Sampai pada laki-laki tua itu seperti merasakan ada yang mengawasinya. Ia melihatku.
Kami pun saling bertatapan.
Gerimis membuat rambut panjang laki-laki tua itu basah, begitu juga dengan bajunya.
Ia pun berjalan mendekat. Ia menyapaku dengan sopan.
“Sugeng sonten, den. Menawi gadhah artos kula nuwun".
Hemm, rasa iba memenuhi hatiku. Ku rogoh saku celana, dan ku berikan uang bergambar seorang pahlawan dari tanah jogjakarta. Sambil ku berikan uang, aku pun bertanya, “jenengan dalemipun pundi ?”
 “kulo namug mburi pasar kranggan den.”, kata laki-laki tua itu.
Perasaan tidak enak kembali menyergap hati. Waduh bapak ini manggil den, seperti aku ini seorang bangsawan aja. Buru-buru aku menjawab, “nuwun sewu, ampun nimbali kula den, pak. Kula namung rakyat jelata”. maksud hati  ingin berbasa-basi, rupanya bapak ini malah ngajak omong bahasa jawa halus yang aku sendiri hanya bisa mengucapkan beberapa hal saja. Takut salah akhirnya aku bertanya,.
“ maaf bahasa jawa saya tidak terlalau baik pak. Apakah kalau saya memakai bahasa campur (indonesia jawa) bapak mengerti?”, tanyaku. Bapak itu tersenyum, dan berkata sudah biasa kula mas. Kami pun tertawa bersama.

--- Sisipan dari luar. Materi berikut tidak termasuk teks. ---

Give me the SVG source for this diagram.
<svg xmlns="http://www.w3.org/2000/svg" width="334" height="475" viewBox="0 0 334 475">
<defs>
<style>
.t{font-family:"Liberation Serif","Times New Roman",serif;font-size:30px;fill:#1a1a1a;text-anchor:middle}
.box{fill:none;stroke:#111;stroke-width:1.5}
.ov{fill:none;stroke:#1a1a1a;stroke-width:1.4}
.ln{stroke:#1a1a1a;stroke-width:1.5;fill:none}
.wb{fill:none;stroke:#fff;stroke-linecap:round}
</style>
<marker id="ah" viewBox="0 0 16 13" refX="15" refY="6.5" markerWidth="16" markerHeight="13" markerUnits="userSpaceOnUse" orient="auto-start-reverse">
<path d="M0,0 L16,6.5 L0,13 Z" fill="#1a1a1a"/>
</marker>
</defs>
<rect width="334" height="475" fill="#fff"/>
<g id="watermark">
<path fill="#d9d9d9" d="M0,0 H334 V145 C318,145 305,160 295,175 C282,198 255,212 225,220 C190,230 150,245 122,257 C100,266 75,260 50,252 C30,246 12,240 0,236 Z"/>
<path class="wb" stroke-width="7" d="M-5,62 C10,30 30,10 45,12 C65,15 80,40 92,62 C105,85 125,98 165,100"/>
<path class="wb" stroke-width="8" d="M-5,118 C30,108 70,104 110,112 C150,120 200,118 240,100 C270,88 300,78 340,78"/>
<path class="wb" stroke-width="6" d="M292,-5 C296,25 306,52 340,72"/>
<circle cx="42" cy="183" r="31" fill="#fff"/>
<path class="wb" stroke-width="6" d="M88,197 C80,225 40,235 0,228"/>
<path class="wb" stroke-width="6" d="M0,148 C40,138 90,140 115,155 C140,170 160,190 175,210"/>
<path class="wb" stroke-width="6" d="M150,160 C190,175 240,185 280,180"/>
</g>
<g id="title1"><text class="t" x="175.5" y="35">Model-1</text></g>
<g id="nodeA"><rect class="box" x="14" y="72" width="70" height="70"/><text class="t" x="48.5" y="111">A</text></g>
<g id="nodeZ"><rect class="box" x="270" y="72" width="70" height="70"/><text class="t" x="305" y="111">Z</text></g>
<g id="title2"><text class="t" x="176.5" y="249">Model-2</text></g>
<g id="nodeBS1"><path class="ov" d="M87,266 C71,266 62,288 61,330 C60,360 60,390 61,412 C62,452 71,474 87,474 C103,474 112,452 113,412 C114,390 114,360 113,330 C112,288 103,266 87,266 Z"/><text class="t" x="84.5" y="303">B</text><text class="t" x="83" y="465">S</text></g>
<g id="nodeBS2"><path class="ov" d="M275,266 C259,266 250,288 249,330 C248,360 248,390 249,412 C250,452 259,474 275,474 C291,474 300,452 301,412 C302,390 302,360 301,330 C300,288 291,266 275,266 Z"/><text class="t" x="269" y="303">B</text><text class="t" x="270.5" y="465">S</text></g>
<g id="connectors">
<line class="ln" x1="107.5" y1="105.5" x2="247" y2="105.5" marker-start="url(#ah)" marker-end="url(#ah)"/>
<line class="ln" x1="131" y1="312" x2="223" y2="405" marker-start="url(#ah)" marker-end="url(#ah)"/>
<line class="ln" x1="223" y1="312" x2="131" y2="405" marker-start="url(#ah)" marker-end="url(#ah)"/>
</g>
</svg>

aku ajak ia duduk. Ia pun memperkenalkan diri, Tugiran katanya. Nama itu menurutnya, akronim dari setu legi babaran (lahir sabtu legi). Nama itu diberikan oleh orang tuanya untuk memudahkan mengingat nama anak dengan pasaran dalam penanggalan jawa. Pak Tugiran bercerita tentang keluarganya. Ia memiliki 5 anak, namun anak keduanya meninggal saat kecil. Istrinya Jariyah telah meninggal 5 tahun lalu. Pak Tugiran mengaku rindu pada anak-anaknya yang kini hidup terpisah darinya, namun ia tidak ingin merepotkan anak-anaknya. Karena itu ia memilih tetap bekerja diusia tuanya kini. Sebagai buruh di pasar kranggan, dengan usia yang telah mencapai 70 tahun, pastilah ia kalah bersaing dengan buruh pasar yang usianya lebih muda dan perkasa. Dan bila tak mendapat uang, Pak Tugiran kadang mengiba pada orang yang dijumpainya.

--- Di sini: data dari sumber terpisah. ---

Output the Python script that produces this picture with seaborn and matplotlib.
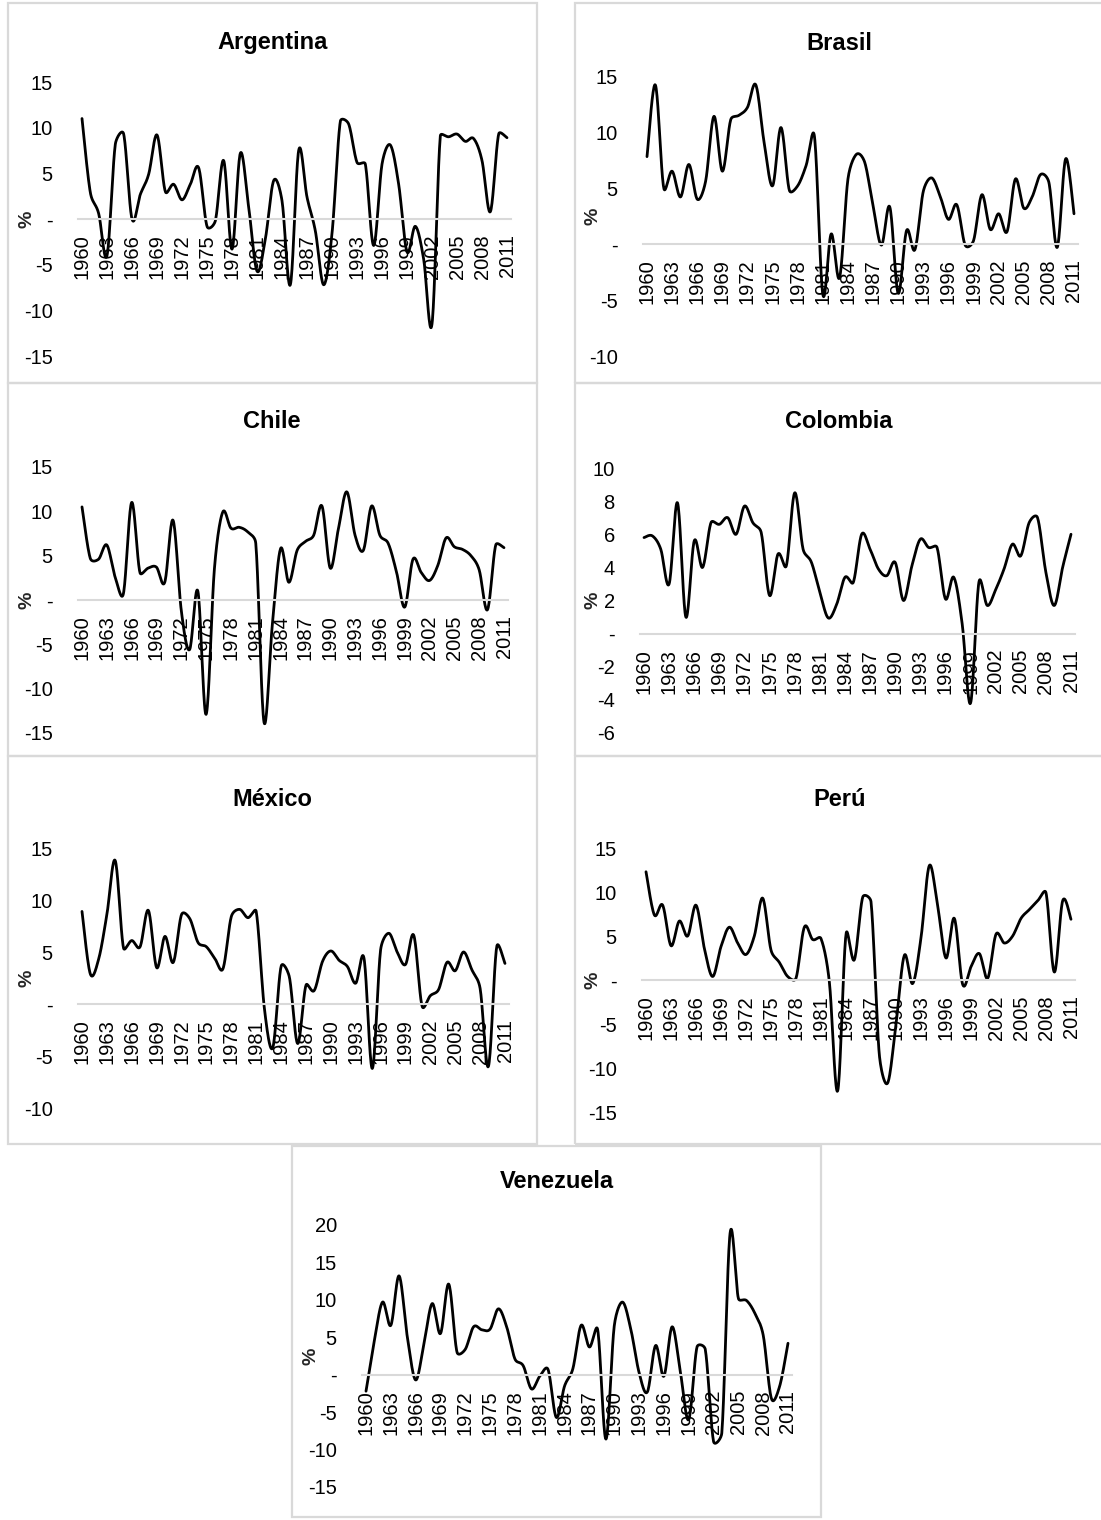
import numpy as np
import matplotlib
matplotlib.use("Agg")
import matplotlib.pyplot as plt
from matplotlib.patches import Rectangle
from matplotlib.ticker import FixedLocator, FuncFormatter
import seaborn as sns

# annual GDP growth, %, 1960-2011
YEARS = list(range(1960, 2012))
YEAR_TICKS = list(range(1960, 2012, 3))

argentina = [11.0, 2.9, 0.6, -4.0, 8.2, 9.3, 0.0, 2.7, 4.9, 9.2,
             3.0, 3.8, 2.1, 3.8, 5.6, -0.8, -0.2, 6.4, -3.3, 7.2,
             1.3, -5.7, -2.2, 4.2, 2.0, -7.2, 7.5, 2.4, -1.3, -7.2,
             -1.6, 10.7, 10.4, 6.2, 6.0, -2.9, 6.0, 8.1, 3.8, -3.6,
             -0.8, -4.4, -11.5, 9.1, 9.0, 9.3, 8.5, 8.8, 6.4, 0.8,
             9.3, 8.9]
brasil = [7.8, 14.2, 5.0, 6.5, 4.2, 7.1, 4.0, 5.6, 11.4, 6.5,
          11.1, 11.5, 12.2, 14.2, 9.0, 5.2, 10.4, 4.8, 5.2, 7.0,
          9.6, -4.5, 0.9, -3.0, 5.8, 8.0, 7.3, 3.4, -0.1, 3.3,
          -4.4, 1.2, -0.5, 4.7, 5.9, 4.3, 2.2, 3.5, -0.1, 0.3,
          4.4, 1.3, 2.7, 1.1, 5.8, 3.2, 4.2, 6.2, 5.5, -0.3,
          7.6, 2.7]
chile = [10.5, 4.7, 4.6, 6.2, 2.6, 0.7, 11.0, 3.1, 3.6, 3.7,
         2.0, 9.0, -1.2, -5.6, 1.0, -12.9, 3.5, 9.9, 8.1, 8.2,
         7.7, 6.4, -13.8, -2.8, 5.8, 2.0, 5.6, 6.6, 7.3, 10.6,
         3.6, 8.1, 12.2, 7.3, 5.6, 10.6, 7.3, 6.4, 3.2, -0.8,
         4.6, 3.1, 2.2, 3.9, 7.0, 6.0, 5.7, 5.0, 3.4, -1.1,
         6.2, 5.9]
colombia = [5.8, 5.9, 5.1, 3.0, 7.9, 1.0, 5.6, 4.0, 6.7, 6.6,
            7.0, 6.0, 7.7, 6.7, 6.1, 2.3, 4.8, 4.1, 8.5, 5.1,
            4.3, 2.5, 0.95, 1.75, 3.4, 3.1, 6.0, 5.1, 3.9, 3.5,
            4.3, 2.0, 4.1, 5.7, 5.2, 5.2, 2.1, 3.4, 0.6, -4.2,
            3.1, 1.7, 2.65, 3.9, 5.4, 4.7, 6.7, 7.0, 3.7, 1.7,
            4.0, 6.0]
mexico = [8.9, 2.9, 4.3, 8.6, 13.8, 5.4, 6.1, 5.5, 9.0, 3.5,
          6.5, 4.0, 8.6, 8.2, 5.9, 5.5, 4.4, 3.4, 8.4, 9.1,
          8.3, 8.9, -0.5, -4.2, 3.6, 2.6, -3.8, 1.8, 1.3, 4.1,
          5.1, 4.2, 3.6, 2.0, 4.4, -6.2, 5.2, 6.8, 5.0, 3.8,
          6.6, -0.2, 0.8, 1.4, 4.0, 3.2, 5.0, 3.3, 1.5, -6.0,
          5.5, 3.9]
peru = [12.3, 7.4, 8.5, 3.9, 6.7, 5.0, 8.5, 3.6, 0.4, 3.8,
        6.0, 4.2, 2.9, 5.0, 9.3, 3.4, 2.0, 0.4, 0.2, 6.0,
        4.6, 4.7, -0.2, -12.6, 5.2, 2.3, 9.4, 8.9, -8.5, -11.7,
        -5.0, 2.8, -0.4, 4.8, 13.0, 8.4, 2.5, 7.0, -0.5, 1.5,
        3.0, 0.2, 5.2, 4.2, 5.0, 7.0, 8.0, 9.0, 9.9, 0.9,
        9.0, 6.9]
venezuela = [-2.2, 4.5, 9.7, 6.6, 13.2, 5.0, -0.7, 4.1, 9.5, 5.5,
             12.1, 3.0, 3.4, 6.4, 6.0, 6.1, 8.8, 6.4, 2.1, 1.2,
             -1.9, -0.2, 0.7, -5.7, -1.5, 0.8, 6.6, 3.7, 6.0, -8.6,
             6.5, 9.7, 6.1, 0.3, -2.3, 3.9, -0.2, 6.4, 0.3, -6.0,
             3.7, 3.4, -8.9, -7.8, 18.9, 10.2, 9.9, 8.2, 5.3, -3.2,
             -1.5, 4.2]

W, H, DPI = 1101, 1520, 100
GREY = "#d9d9d9"

# name, values, frame (x0, y0, x1, y1 px), first/last point x, y px of ymax / ymin,
# (ymin, ymax), step, title y
PANELS = [
    ("Argentina", argentina, (7.5, 3, 537, 383), 82, 507, 82, 356, (-15, 15), 5, 43),
    ("Brasil", brasil, (574.5, 3, 1104, 383), 647, 1074, 76, 356, (-10, 15), 5, 43),
    ("Chile", chile, (7.5, 383, 537, 756), 82, 504, 467, 733, (-15, 15), 5, 421),
    ("Colombia", colombia, (574.5, 383, 1104, 756), 644, 1071, 468, 733, (-6, 10), 2, 421),
    ("México", mexico, (7.5, 756, 537, 1144), 82, 505, 848, 1108, (-10, 15), 5, 800),
    ("Perú", peru, (574.5, 756, 1104, 1144), 646, 1071, 848, 1112, (-15, 15), 5, 800),
    ("Venezuela", venezuela, (292, 1146, 821, 1517), 366, 788, 1225, 1487, (-15, 20), 5, 1181),
]


def smooth(xs, ys, sx, sy, n=20):
    # Excel-like smoothed line: bezier per segment, handles capped at half the chord
    # (worked out in pixel space, sx / sy = pixels per unit)
    p = np.column_stack([np.asarray(xs, float) * sx, np.asarray(ys, float) * sy])
    p = np.vstack([p[0], p, p[-1]])
    t = np.linspace(0, 1, n, endpoint=False)[:, None]
    out = []
    for i in range(1, len(p) - 2):
        p0, p1, p2, p3 = p[i - 1], p[i], p[i + 1], p[i + 2]
        half = np.linalg.norm(p2 - p1) / 2
        a1 = (p2 - p0) / 6
        a2 = (p3 - p1) / 6
        if np.linalg.norm(a1) > half:
            a1 = a1 * half / np.linalg.norm(a1)
        if np.linalg.norm(a2) > half:
            a2 = a2 * half / np.linalg.norm(a2)
        c1, c2 = p1 + a1, p2 - a2
        out.append((1 - t) ** 3 * p1 + 3 * (1 - t) ** 2 * t * c1 + 3 * (1 - t) * t ** 2 * c2 + t ** 3 * p2)
    out.append(p[-2][None, :])
    arr = np.vstack(out)
    return arr[:, 0] / sx, arr[:, 1] / sy


def zero_dash(v, pos):
    return "-" if abs(v) < 1e-9 else f"{v:g}"


sns.set_theme(style="white")
plt.rcParams["font.family"] = ["Liberation Sans", "DejaVu Sans"]

fig = plt.figure(figsize=(W / DPI, H / DPI), dpi=DPI)
fig.patch.set_facecolor("white")

for name, vals, frame, x_first, x_last, y_top, y_bot, (lo, hi), step, title_y in PANELS:
    x0, y0, x1, y1 = frame
    fig.add_artist(Rectangle((x0 / W, 1 - y1 / H), (x1 - x0) / W, (y1 - y0) / H,
                             transform=fig.transFigure, fill=False, edgecolor=GREY, lw=1.6))
    fig.text((x0 + x1) / 2 / W, 1 - title_y / H, name, ha="center", va="center",
             fontsize=17, fontweight="bold", color="black")

    sp = (x_last - x_first) / (len(YEARS) - 1)
    left, right = x_first - sp / 2, x_last + sp / 2
    ax = fig.add_axes([left / W, 1 - y_bot / H, (right - left) / W, (y_bot - y_top) / H])
    ax.set_facecolor("none")

    xs, ys = smooth(YEARS, vals, sp, (y_bot - y_top) / (hi - lo))
    sns.lineplot(x=xs, y=ys, ax=ax, color="black", linewidth=2.0, estimator=None, sort=False)

    ax.set_xlim(1959.5, 2011.5)
    ax.set_ylim(lo, hi)
    ax.xaxis.set_major_locator(FixedLocator(YEAR_TICKS))
    ax.yaxis.set_major_locator(FixedLocator(np.arange(lo, hi + step / 2, step)))
    ax.yaxis.set_major_formatter(FuncFormatter(zero_dash))
    for s in ("left", "top", "right"):
        ax.spines[s].set_visible(False)
    ax.spines["bottom"].set_position(("data", 0))
    ax.spines["bottom"].set_color(GREY)
    ax.spines["bottom"].set_linewidth(1.5)
    ax.tick_params(axis="both", length=0, labelsize=14.5, colors="black")
    ax.tick_params(axis="x", rotation=90, pad=11)
    ax.tick_params(axis="y", pad=18)
    ax.set_xlabel("")
    ax.set_ylabel("")
    ax.grid(False)

    fig.text((x0 + 19) / W, 1 - (y_top + y_bot) / 2 / H, "%", rotation=90,
             ha="center", va="center", fontsize=14, fontweight="bold")

fig.savefig("out.png", dpi=DPI, facecolor="white")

Ngobrol ngalor ngidul dengan Pak Tugiran membuat aku menyelami sejarah kehidupan orang Jawa yang nrimo dengan keadaan. Sikap tersebut seringkali dieksploitasi oleh manusia moderen untuk memperalat orang-orang seperti Pak Tugiran. Pak Tugiran termasuk orang yang kritis, ia banyak bertanya tentang hal-hal yang substansial seperti mengapa kita ada? Untuk apa kita hidup didunia?apakah uang memang bisa membeli semua kebutuhan kita?dsb. Namun dengan usianya yang sekarang, Pak Tugiran mengaku pasrah dengan jalan hidupnya, dan hanya berserah pada Sang Pencipta hidupnya. Ketika aku bertanya apakah ia bahagia, Pak Tugiran menjawab, “saya bahagia pernah hadir di kehidupan ini”.
Bertemu dengan Pak Tugiran, aku seperti mengingat kembali ajaran Socrates, tokoh yang memperkenalkan filsafat pada dunia. Pertanyaan kritisnya tentang mengapa manusia sibuk menghamba pada konstruksi-konstruksi pemikiran masih saja relevan dengan masa moderen. Pergulatan mencari makna, memang seringkali membawa kita pada sisi kelam modernitas.
Tak terasa waktu sudah mendekati pukul 21.30. hujan sudah reda, dan orang –orang mulai disibukkan kembali untuk mengejar mimpi- mimpinya. Pak Tugiran pun pamit, dan aku melepasnya diantara hiruk pikuk kawasan tugu.